The German central bank regularly reviews the composition of its currency reserves “by weighing risks and benefits”, Wuermeling said.
“In addition to dollars and yen, (the bank) has invested in Australian dollars since 2013 and seeks to invest in other currencies.”
The move comes after the European Central Bank in June converted 500 million euros’ worth of its dollar reserves into yuan.
China was Germany’s top trade partner in 2016, ranking first in the European country’s imports and fourth as an export destination.
The Bundesbank’s currency reserves totalled some 170 billion euros (USD 210 billion) in November.
The yuan has gained increasing global clout in recent years and in September 2016 it joined the dollar, pound, yen and euro in the IMF’s elite “special drawing rights” reserve currency basket.
It strengthened to 6.4138 against the dollar yesterday, its highest level since December 2015, according to China’s Foreign Exchange Trade System, but weakened slightly to 6.4319 today.

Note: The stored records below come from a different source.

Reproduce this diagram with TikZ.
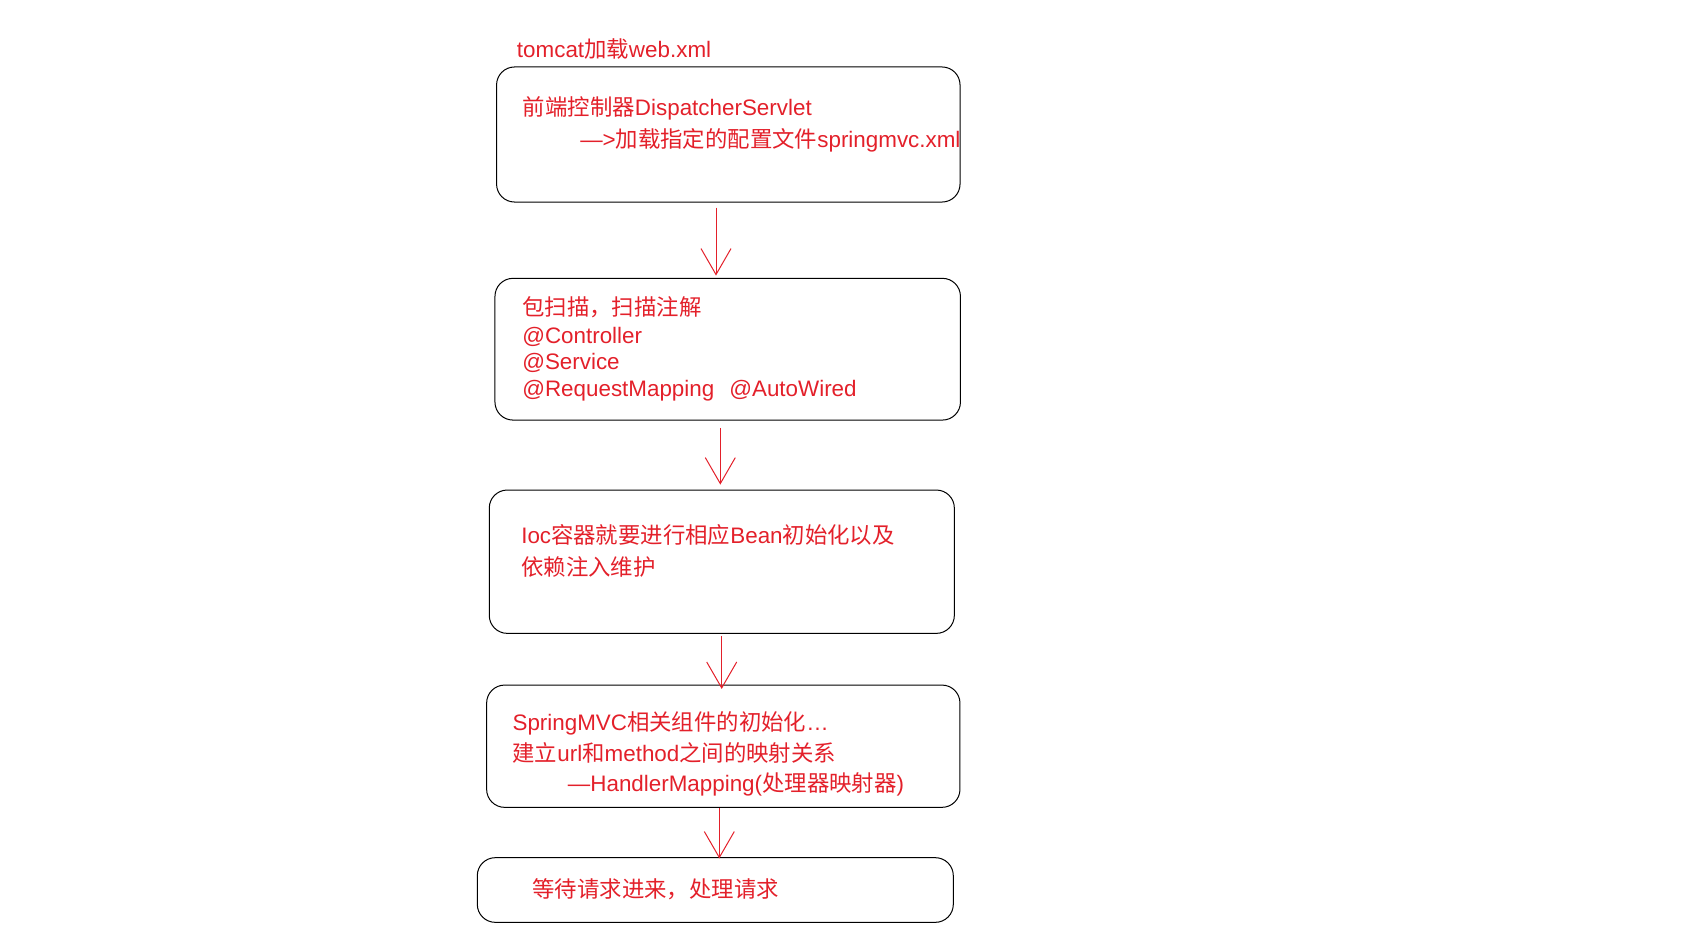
\documentclass[tikz,border=0pt]{standalone}
\usepackage{fontspec}
\setmainfont{Liberation Sans}
\newfontfamily\cjkfont{Noto Sans CJK SC}
\newcommand{\cn}[1]{{\cjkfont #1}}
\usetikzlibrary{arrows.meta,calc}
\definecolor{mvcred}{RGB}{227,32,42}
\tikzset{
  stepbox/.style={draw=black, line width=0.75pt, rounded corners=13.5pt, inner sep=0pt},
  txt/.style={anchor=base west, inner sep=0pt, text=mvcred, font=\fontsize{16.8}{20}\selectfont},
  flow/.style={draw=mvcred, line width=0.75pt, -{Straight Barb[length=19.5pt,width=22.5pt]}}
}
\begin{document}
\begin{tikzpicture}[x=0.75pt, y=-0.75pt]
    % page size
    \useasboundingbox (0,0) rectangle (1694,942);

    % Boxes
    \node[stepbox, minimum width=347.6pt, minimum height=101.3pt] (b1) at (728.3,134.5) {};
    \node[stepbox, minimum width=349.1pt, minimum height=106.3pt] (b2) at (727.7,349.2) {};
    \node[stepbox, minimum width=348.8pt, minimum height=107.5pt] (b3) at (721.8,561.7) {};
    \node[stepbox, minimum width=355.0pt, minimum height=91.7pt] (b4) at (723.3,746.2) {};
    \node[stepbox, minimum width=357.0pt, minimum height=48.5pt] (b5) at (715.3,890) {};

    % Title
    \node[txt] (title) at (516.7,58) {tomcat\cn{加载}web.xml};

    % Box 1 text
    \node[txt] (t11) at (522.7,115) {\cn{前端控制器}DispatcherServlet};
    \node[txt] (t12) at (580,147) {—>\cn{加载指定的配置文件}springmvc.xml};

    % Box 2 text
    \node[txt] (t21) at (522,315) {\cn{包扫描，扫描注解}};
    \node[txt] (t22) at (522,343) {@Controller};
    \node[txt] (t23) at (522,369) {@Service};
    \node[txt] (t24) at (522,396) {@RequestMapping\hspace{0.67em}@AutoWired};

    % Box 3 text
    \node[txt] (t31) at (521,543) {Ioc\cn{容器就要进行相应}Bean\cn{初始化以及}};
    \node[txt] (t32) at (521,575) {\cn{依赖注入维护}};

    % Box 4 text
    \node[txt] (t41) at (512.3,730) {SpringMVC\cn{相关组件的初始化}…};
    \node[txt] (t42) at (512.3,761) {\cn{建立}url\cn{和}method\cn{之间的映射关系}};
    \node[txt] (t43) at (567.7,791) {—HandlerMapping(\cn{处理器映射器})};

    % Box 5 text
    \node[txt] (t51) at (532.3,897) {\cn{等待请求进来，处理请求}};

    % Arrows between the steps
    \coordinate (a1) at ($(b1.south)+(-12.3,5)$);
    \coordinate (a2) at ($(b2.south)+(-7.4,7.3)$);
    \coordinate (a3) at ($(b3.south)+(-0.1,2)$);
    \coordinate (a4) at ($(b4.south)+(-4,0)$);
    \draw[flow, shorten >=1.7pt] (a1) -- (a1 |- b2.north);
    \draw[flow, shorten >=3.7pt] (a2) -- (a2 |- b3.north);
    \draw[flow, shorten >=-3.3pt] (a3) -- (a3 |- b4.north);
    \draw[flow, shorten >=-1pt] (a4) -- (a4 |- b5.north);
\end{tikzpicture}
\end{document}
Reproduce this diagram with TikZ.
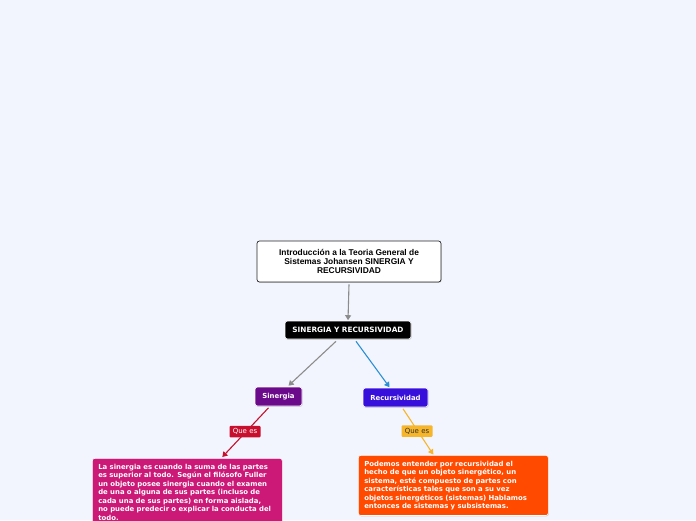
\documentclass[tikz,border=0pt]{standalone}
\usepackage{fontspec}
\setmainfont{DejaVu Sans}
\newfontfamily\arialb{Liberation Sans}
\usetikzlibrary{arrows.meta,calc,shadows}
\definecolor{bg}{HTML}{F2F5FD}
\definecolor{grayline}{HTML}{8C8C8C}
\definecolor{blueline}{HTML}{2A8FD6}
\definecolor{crim}{HTML}{C8102E}
\definecolor{yel}{HTML}{F7B52A}
\definecolor{purp}{HTML}{6C0A8C}
\definecolor{viol}{HTML}{3810DC}
\definecolor{mag}{HTML}{CC1877}
\definecolor{orng}{HTML}{FF4A00}
\tikzset{
  x=1pt,y=1pt,
  boxbase/.style={rounded corners=2.5pt, inner sep=0pt, align=center,
    drop shadow={shadow xshift=0.6pt,shadow yshift=-0.8pt,opacity=0.35}},
  titlebox/.style={boxbase, draw=black!85, line width=0.7pt, fill=white,
    minimum width=184, minimum height=41,
    font=\arialb\bfseries\fontsize{8.4}{9.4}\selectfont},
  darkbox/.style={boxbase, draw=white, line width=0.6pt, text=white,
    font=\bfseries\fontsize{6.9}{8}\selectfont},
  parabox/.style={boxbase, draw=white, line width=0.6pt, text=white, align=left,
    text width=178, inner xsep=6pt, inner ysep=5.5pt,
    font=\bfseries\fontsize{6.9}{8.5}\selectfont},
  labelbox/.style={rounded corners=1pt, inner sep=0pt, minimum width=31, minimum height=11.5,
    font=\fontsize{7}{8}\selectfont},
  conn/.style={line width=1.1pt, -{Triangle[length=5pt,width=6pt]}},
}
\begin{document}
\begin{tikzpicture}
\fill[bg] (0,0) rectangle (696,-520);
\useasboundingbox (0,0) rectangle (696,-520);
\clip (0,0) rectangle (696,-520);

\node[titlebox] (title) at (349,-261.5) {Introducción a la Teoria General de\\Sistemas Johansen SINERGIA Y\\RECURSIVIDAD};
\node[darkbox, fill=black, minimum width=126, minimum height=18, font=\bfseries\fontsize{7.3}{8}\selectfont] (sy) at (348,-330) {SINERGIA Y RECURSIVIDAD};
\node[darkbox, fill=purp, minimum width=47, minimum height=19] (sin) at (278.5,-396.5) {Sinergia};
\node[darkbox, fill=viol, minimum width=65, minimum height=19] (rec) at (395.5,-397.5) {Recursividad};

\node[parabox, fill=mag, anchor=north west] (sintext) at (92,-458) {La sinergia es cuando la suma de las partes\\es superior al todo. Según el filósofo Fuller\\un objeto posee sinergia cuando el examen\\de una o alguna de sus partes (incluso de\\cada una de sus partes) en forma aislada,\\no puede predecir o explicar la conducta del\\todo.};
\node[parabox, fill=orng, anchor=north west] (rectext) at (358,-455) {Podemos entender por recursividad el\\hecho de que un objeto sinergético, un\\sistema, esté compuesto de partes con\\características tales que son a su vez\\objetos sinergéticos (sistemas) Hablamos\\entonces de sistemas y subsistemas.};

\draw[conn, grayline] ($(title.south)+(0,-2)$) -- ($(sy.north)+(0,0.5)$);
\draw[conn, grayline] ($(sy.south)+(-12,-2)$) -- ($(sin.north)+(10,1)$);
\draw[conn, blueline] ($(sy.south)+(8,-2)$) -- ($(rec.north)+(-6,0.5)$);
\draw[conn, crim] ($(sin.south)+(-10,-1.5)$) -- ($(sintext.north)+(35,1)$);
\draw[conn, yel] ($(rec.south)+(7.5,-1.5)$) -- ($(rectext.north)+(-20,0.5)$);

\node[labelbox, fill=crim, text=white] (q1) at (245,-431.5) {Que es};
\node[labelbox, fill=yel, text=black!80] (q2) at (417,-431) {Que es};
\end{tikzpicture}
\end{document}
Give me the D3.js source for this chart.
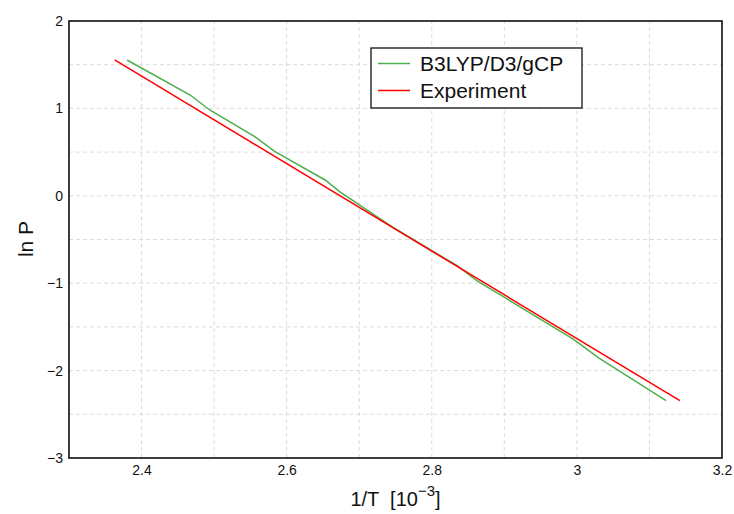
<!DOCTYPE html>
<html>
<head>
<meta charset="utf-8">
<script src="https://cdn.jsdelivr.net/npm/d3@7"></script>
<style>
  body { margin: 0; background: #fff; }
  svg { font-family: "Liberation Sans", Arial, sans-serif; }
  .grid line { stroke: #dcdcdc; stroke-dasharray: 4 3; }
  .tick text { font-size: 14px; fill: #111; }
</style>
</head>
<body>
<div id="chart"></div>
<script>
// series: [1/T (10^-3), ln P]
const experiment = [[2.363, 1.554], [3.142, -2.344]];
const b3lyp = [
  [2.380, 1.554], [2.467, 1.153], [2.494, 0.982], [2.556, 0.676],
  [2.584, 0.505], [2.653, 0.181], [2.673, 0.047], [2.75, -0.38],
  [2.835, -0.80], [2.862, -0.97], [2.995, -1.64], [3.031, -1.86],
  [3.123, -2.344]
];
const xTicks = [2.4, 2.6, 2.8, 3, 3.2];
const yTicks = [-3, -2, -1, 0, 1, 2];
const xGrid = d3.range(2.3, 3.21, 0.1);
const yGrid = d3.range(-3, 2.01, 0.5);
const legendItems = [
  { name: "B3LYP/D3/gCP", color: "#4daf4a" },
  { name: "Experiment", color: "#ff0000" }
];

const width = 734, height = 514;
const margin = { top: 21, right: 12, bottom: 56, left: 69 };

const svg = d3.select("#chart").append("svg")
  .attr("width", width).attr("height", height);

const x = d3.scaleLinear().domain([2.3, 3.2]).range([margin.left, width - margin.right]);
const y = d3.scaleLinear().domain([-3, 2]).range([height - margin.bottom, margin.top]);

// grid
svg.append("g").attr("class", "grid")
  .selectAll("line").data(xGrid).enter().append("line")
  .attr("x1", d => x(d)).attr("x2", d => x(d))
  .attr("y1", y(-3)).attr("y2", y(2));
svg.append("g").attr("class", "grid")
  .selectAll("line").data(yGrid).enter().append("line")
  .attr("x1", x(2.3)).attr("x2", x(3.2))
  .attr("y1", d => y(d)).attr("y2", d => y(d));

// frame
svg.append("rect")
  .attr("x", x(2.3)).attr("y", y(2))
  .attr("width", x(3.2) - x(2.3)).attr("height", y(-3) - y(2))
  .attr("fill", "none").attr("stroke", "#111").attr("stroke-width", 1.6);

// axes
const fmt = d => d < 0 ? "\u2212" + Math.abs(d) : String(d);
svg.append("g")
  .attr("transform", `translate(0,${y(-3)})`)
  .call(d3.axisBottom(x).tickValues(xTicks).tickSize(0).tickPadding(7).tickFormat(fmt))
  .call(g => g.select(".domain").remove())
  .attr("font-family", null);
svg.append("g")
  .attr("transform", `translate(${x(2.3)},0)`)
  .call(d3.axisLeft(y).tickValues(yTicks).tickSize(0).tickPadding(6).tickFormat(fmt))
  .call(g => g.select(".domain").remove())
  .attr("font-family", null);

// lines
const line = d3.line().x(d => x(d[0])).y(d => y(d[1]));
svg.append("path").datum(b3lyp)
  .attr("d", line).attr("fill", "none")
  .attr("stroke", legendItems[0].color).attr("stroke-width", 1.5);
svg.append("path").datum(experiment)
  .attr("d", line).attr("fill", "none")
  .attr("stroke", legendItems[1].color).attr("stroke-width", 1.5);

// legend
const lg = svg.append("g").attr("transform", "translate(371,48)");
lg.append("rect").attr("width", 211).attr("height", 60)
  .attr("fill", "#fff").attr("stroke", "#111").attr("stroke-width", 1.3);
const items = lg.selectAll(".item").data(legendItems).enter().append("g")
  .attr("transform", (d, i) => `translate(0,${15.5 + i * 27})`);
items.append("line").attr("x1", 7).attr("x2", 39)
  .attr("stroke", d => d.color).attr("stroke-width", 1.5);
items.append("text").attr("x", 49).attr("dy", "0.35em")
  .attr("font-size", 21).attr("fill", "#111").text(d => d.name);

// axis titles
const xt = svg.append("text")
  .attr("x", (x(2.3) + x(3.2)) / 2).attr("y", 506)
  .attr("text-anchor", "middle").attr("font-size", 20).attr("fill", "#111")
  .style("white-space", "pre");
xt.append("tspan").text("1/T  [10");
xt.append("tspan").attr("dy", -10).attr("font-size", 15).text("\u22123");
xt.append("tspan").attr("dy", 10).text("]");

svg.append("text")
  .attr("transform", `translate(33,${(y(2) + y(-3)) / 2 - 0.5}) rotate(-90)`)
  .attr("text-anchor", "middle").attr("font-size", 21).attr("fill", "#111")
  .text("ln P");
</script>
</body>
</html>
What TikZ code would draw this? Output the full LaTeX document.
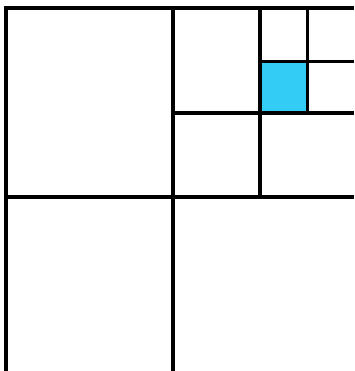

The unit has rallied from lows close to 7.0 against the greenback seen at the turn of the year, with the dollar also coming under pressure from most other currencies.
China’s central bank only allows the tightly controlled yuan to rise or fall two percent on either side of a daily reference rate to prevent volatility but it takes into account market pressures when making its decision.
But the latest rise could lead officials to intervene, analysts say, to prevent the currency becoming too expensive.
Ding Shuang, chief economist for Greater China and North Asia at Standard Chartered Plc in Hong Kong, said: “Policy reactions may include outright interventions right before close, or a relaxation of outflow control measures to release the yuan appreciation pressure.
“The government will likely gradually expand the range each year, paving the way for a lightly managed float in two to three years.”
The yuan’s weakness against the dollar has been a sensitive issue with the United States, with President Donald Trump in the past hitting out at what he calls unfair trade practices by China aimed at giving their exporters an advantage over US firms.